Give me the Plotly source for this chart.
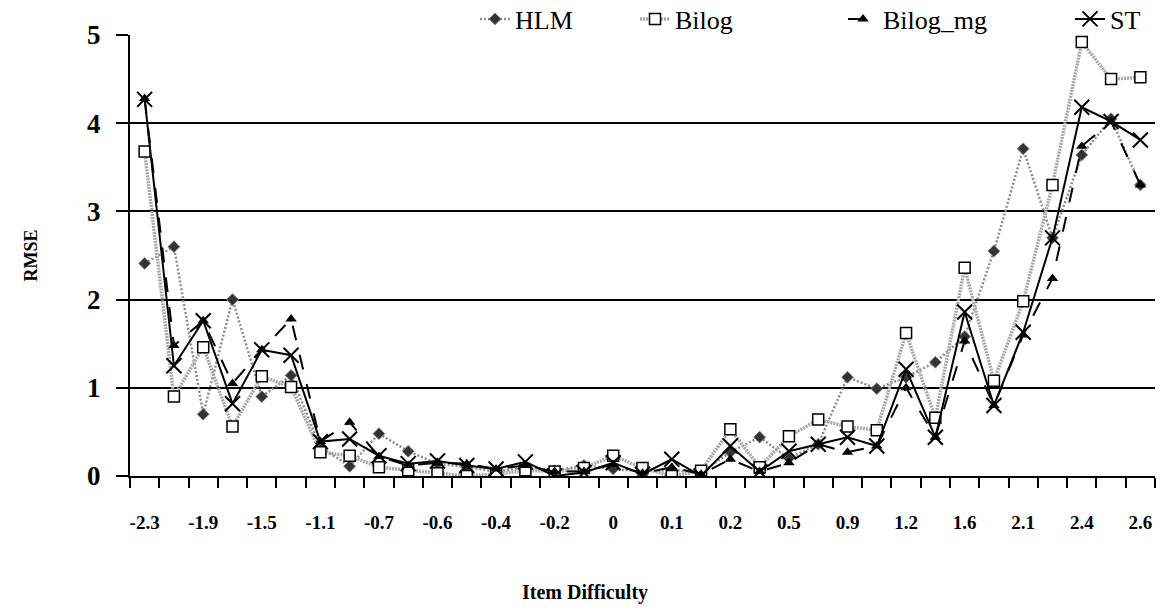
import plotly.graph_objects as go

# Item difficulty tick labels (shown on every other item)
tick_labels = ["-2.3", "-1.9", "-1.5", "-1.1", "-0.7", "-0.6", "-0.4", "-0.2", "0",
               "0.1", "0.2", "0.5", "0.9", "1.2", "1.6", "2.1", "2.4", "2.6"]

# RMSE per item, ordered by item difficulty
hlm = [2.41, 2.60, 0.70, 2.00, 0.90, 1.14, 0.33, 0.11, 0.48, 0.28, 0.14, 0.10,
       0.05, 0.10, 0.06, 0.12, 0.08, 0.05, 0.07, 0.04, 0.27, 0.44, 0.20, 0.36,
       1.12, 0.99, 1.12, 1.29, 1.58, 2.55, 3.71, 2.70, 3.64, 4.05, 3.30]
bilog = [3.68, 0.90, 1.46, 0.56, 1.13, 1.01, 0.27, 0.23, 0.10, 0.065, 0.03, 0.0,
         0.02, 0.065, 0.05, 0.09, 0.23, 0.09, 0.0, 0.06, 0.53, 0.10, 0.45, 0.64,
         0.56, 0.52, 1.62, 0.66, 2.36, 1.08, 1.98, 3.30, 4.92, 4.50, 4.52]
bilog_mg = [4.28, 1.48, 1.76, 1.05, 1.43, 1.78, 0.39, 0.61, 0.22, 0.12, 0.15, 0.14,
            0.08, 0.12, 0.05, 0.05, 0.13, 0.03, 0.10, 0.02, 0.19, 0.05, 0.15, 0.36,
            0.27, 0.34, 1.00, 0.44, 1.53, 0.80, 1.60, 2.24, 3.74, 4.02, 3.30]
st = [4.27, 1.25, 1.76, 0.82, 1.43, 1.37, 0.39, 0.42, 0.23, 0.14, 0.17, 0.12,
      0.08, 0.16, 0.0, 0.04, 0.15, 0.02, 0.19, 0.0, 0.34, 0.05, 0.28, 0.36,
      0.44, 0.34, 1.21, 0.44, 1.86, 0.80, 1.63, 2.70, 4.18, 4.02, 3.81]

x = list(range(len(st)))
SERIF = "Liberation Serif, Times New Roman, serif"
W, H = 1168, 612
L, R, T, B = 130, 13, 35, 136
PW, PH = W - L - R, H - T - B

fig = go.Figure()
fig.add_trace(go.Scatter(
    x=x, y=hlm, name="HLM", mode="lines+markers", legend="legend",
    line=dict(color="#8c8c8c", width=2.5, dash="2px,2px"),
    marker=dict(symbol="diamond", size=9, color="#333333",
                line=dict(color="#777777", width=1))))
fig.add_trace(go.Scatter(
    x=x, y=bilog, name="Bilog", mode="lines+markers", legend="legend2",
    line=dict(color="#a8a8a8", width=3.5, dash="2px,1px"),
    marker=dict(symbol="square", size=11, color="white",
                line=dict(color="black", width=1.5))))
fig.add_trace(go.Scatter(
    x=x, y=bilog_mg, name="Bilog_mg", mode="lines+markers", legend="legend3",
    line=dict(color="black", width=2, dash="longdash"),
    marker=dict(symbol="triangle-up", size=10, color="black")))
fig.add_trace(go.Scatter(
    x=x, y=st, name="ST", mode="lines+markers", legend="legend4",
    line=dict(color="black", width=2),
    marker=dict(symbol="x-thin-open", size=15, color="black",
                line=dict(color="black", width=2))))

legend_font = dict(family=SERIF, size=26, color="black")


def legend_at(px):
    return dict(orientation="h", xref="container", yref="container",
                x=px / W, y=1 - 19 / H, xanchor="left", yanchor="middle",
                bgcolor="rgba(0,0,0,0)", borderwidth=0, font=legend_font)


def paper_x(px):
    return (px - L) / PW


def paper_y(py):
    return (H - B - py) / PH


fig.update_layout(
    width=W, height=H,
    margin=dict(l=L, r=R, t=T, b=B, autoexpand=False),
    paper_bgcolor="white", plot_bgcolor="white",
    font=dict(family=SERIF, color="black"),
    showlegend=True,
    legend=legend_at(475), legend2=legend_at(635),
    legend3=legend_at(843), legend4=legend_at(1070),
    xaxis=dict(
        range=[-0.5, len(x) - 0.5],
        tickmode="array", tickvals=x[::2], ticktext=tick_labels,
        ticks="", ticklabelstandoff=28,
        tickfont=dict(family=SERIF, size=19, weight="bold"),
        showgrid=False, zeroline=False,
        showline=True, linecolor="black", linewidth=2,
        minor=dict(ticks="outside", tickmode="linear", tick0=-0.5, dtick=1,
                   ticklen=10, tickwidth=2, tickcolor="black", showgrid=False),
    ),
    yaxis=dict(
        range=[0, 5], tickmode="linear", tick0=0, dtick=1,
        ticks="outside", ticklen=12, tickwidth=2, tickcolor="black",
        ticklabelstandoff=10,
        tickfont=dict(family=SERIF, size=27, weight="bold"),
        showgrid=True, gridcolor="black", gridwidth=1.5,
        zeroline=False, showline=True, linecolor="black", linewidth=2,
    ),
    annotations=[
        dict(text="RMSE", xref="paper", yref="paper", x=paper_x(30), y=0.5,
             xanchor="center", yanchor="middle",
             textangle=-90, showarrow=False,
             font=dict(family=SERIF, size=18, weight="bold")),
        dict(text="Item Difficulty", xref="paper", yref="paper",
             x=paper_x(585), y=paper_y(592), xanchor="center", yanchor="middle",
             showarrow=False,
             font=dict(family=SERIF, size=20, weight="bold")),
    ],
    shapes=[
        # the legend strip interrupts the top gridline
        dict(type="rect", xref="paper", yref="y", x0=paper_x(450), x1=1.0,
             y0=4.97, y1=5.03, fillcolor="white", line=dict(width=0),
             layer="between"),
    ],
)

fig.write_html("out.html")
○ ○ ○ ○
- _WHAT NEEDS TO BE DONE_
Return each line of the data, keeping its wording exact and omitting pictures.

- _FINISHED TASK_
Give me the Plotly source for this chart.
import plotly.graph_objects as go

# Item difficulty tick labels (shown on every other item)
tick_labels = ["-2.3", "-1.9", "-1.5", "-1.1", "-0.7", "-0.6", "-0.4", "-0.2", "0",
               "0.1", "0.2", "0.5", "0.9", "1.2", "1.6", "2.1", "2.4", "2.6"]

# RMSE per item, ordered by item difficulty
hlm = [2.41, 2.60, 0.70, 2.00, 0.90, 1.14, 0.33, 0.11, 0.48, 0.28, 0.14, 0.10,
       0.05, 0.10, 0.06, 0.12, 0.08, 0.05, 0.07, 0.04, 0.27, 0.44, 0.20, 0.36,
       1.12, 0.99, 1.12, 1.29, 1.58, 2.55, 3.71, 2.70, 3.64, 4.05, 3.30]
bilog = [3.68, 0.90, 1.46, 0.56, 1.13, 1.01, 0.27, 0.23, 0.10, 0.065, 0.03, 0.0,
         0.02, 0.065, 0.05, 0.09, 0.23, 0.09, 0.0, 0.06, 0.53, 0.10, 0.45, 0.64,
         0.56, 0.52, 1.62, 0.66, 2.36, 1.08, 1.98, 3.30, 4.92, 4.50, 4.52]
bilog_mg = [4.28, 1.48, 1.76, 1.05, 1.43, 1.78, 0.39, 0.61, 0.22, 0.12, 0.15, 0.14,
            0.08, 0.12, 0.05, 0.05, 0.13, 0.03, 0.10, 0.02, 0.19, 0.05, 0.15, 0.36,
            0.27, 0.34, 1.00, 0.44, 1.53, 0.80, 1.60, 2.24, 3.74, 4.02, 3.30]
st = [4.27, 1.25, 1.76, 0.82, 1.43, 1.37, 0.39, 0.42, 0.23, 0.14, 0.17, 0.12,
      0.08, 0.16, 0.0, 0.04, 0.15, 0.02, 0.19, 0.0, 0.34, 0.05, 0.28, 0.36,
      0.44, 0.34, 1.21, 0.44, 1.86, 0.80, 1.63, 2.70, 4.18, 4.02, 3.81]

x = list(range(len(st)))
SERIF = "Liberation Serif, Times New Roman, serif"
W, H = 1168, 612
L, R, T, B = 130, 13, 35, 136
PW, PH = W - L - R, H - T - B

fig = go.Figure()
fig.add_trace(go.Scatter(
    x=x, y=hlm, name="HLM", mode="lines+markers", legend="legend",
    line=dict(color="#8c8c8c", width=2.5, dash="2px,2px"),
    marker=dict(symbol="diamond", size=9, color="#333333",
                line=dict(color="#777777", width=1))))
fig.add_trace(go.Scatter(
    x=x, y=bilog, name="Bilog", mode="lines+markers", legend="legend2",
    line=dict(color="#a8a8a8", width=3.5, dash="2px,1px"),
    marker=dict(symbol="square", size=11, color="white",
                line=dict(color="black", width=1.5))))
fig.add_trace(go.Scatter(
    x=x, y=bilog_mg, name="Bilog_mg", mode="lines+markers", legend="legend3",
    line=dict(color="black", width=2, dash="longdash"),
    marker=dict(symbol="triangle-up", size=10, color="black")))
fig.add_trace(go.Scatter(
    x=x, y=st, name="ST", mode="lines+markers", legend="legend4",
    line=dict(color="black", width=2),
    marker=dict(symbol="x-thin-open", size=15, color="black",
                line=dict(color="black", width=2))))

legend_font = dict(family=SERIF, size=26, color="black")


def legend_at(px):
    return dict(orientation="h", xref="container", yref="container",
                x=px / W, y=1 - 19 / H, xanchor="left", yanchor="middle",
                bgcolor="rgba(0,0,0,0)", borderwidth=0, font=legend_font)


def paper_x(px):
    return (px - L) / PW


def paper_y(py):
    return (H - B - py) / PH


fig.update_layout(
    width=W, height=H,
    margin=dict(l=L, r=R, t=T, b=B, autoexpand=False),
    paper_bgcolor="white", plot_bgcolor="white",
    font=dict(family=SERIF, color="black"),
    showlegend=True,
    legend=legend_at(475), legend2=legend_at(635),
    legend3=legend_at(843), legend4=legend_at(1070),
    xaxis=dict(
        range=[-0.5, len(x) - 0.5],
        tickmode="array", tickvals=x[::2], ticktext=tick_labels,
        ticks="", ticklabelstandoff=28,
        tickfont=dict(family=SERIF, size=19, weight="bold"),
        showgrid=False, zeroline=False,
        showline=True, linecolor="black", linewidth=2,
        minor=dict(ticks="outside", tickmode="linear", tick0=-0.5, dtick=1,
                   ticklen=10, tickwidth=2, tickcolor="black", showgrid=False),
    ),
    yaxis=dict(
        range=[0, 5], tickmode="linear", tick0=0, dtick=1,
        ticks="outside", ticklen=12, tickwidth=2, tickcolor="black",
        ticklabelstandoff=10,
        tickfont=dict(family=SERIF, size=27, weight="bold"),
        showgrid=True, gridcolor="black", gridwidth=1.5,
        zeroline=False, showline=True, linecolor="black", linewidth=2,
    ),
    annotations=[
        dict(text="RMSE", xref="paper", yref="paper", x=paper_x(30), y=0.5,
             xanchor="center", yanchor="middle",
             textangle=-90, showarrow=False,
             font=dict(family=SERIF, size=18, weight="bold")),
        dict(text="Item Difficulty", xref="paper", yref="paper",
             x=paper_x(585), y=paper_y(592), xanchor="center", yanchor="middle",
             showarrow=False,
             font=dict(family=SERIF, size=20, weight="bold")),
    ],
    shapes=[
        # the legend strip interrupts the top gridline
        dict(type="rect", xref="paper", yref="y", x0=paper_x(450), x1=1.0,
             y0=4.97, y1=5.03, fillcolor="white", line=dict(width=0),
             layer="between"),
    ],
)

fig.write_html("out.html")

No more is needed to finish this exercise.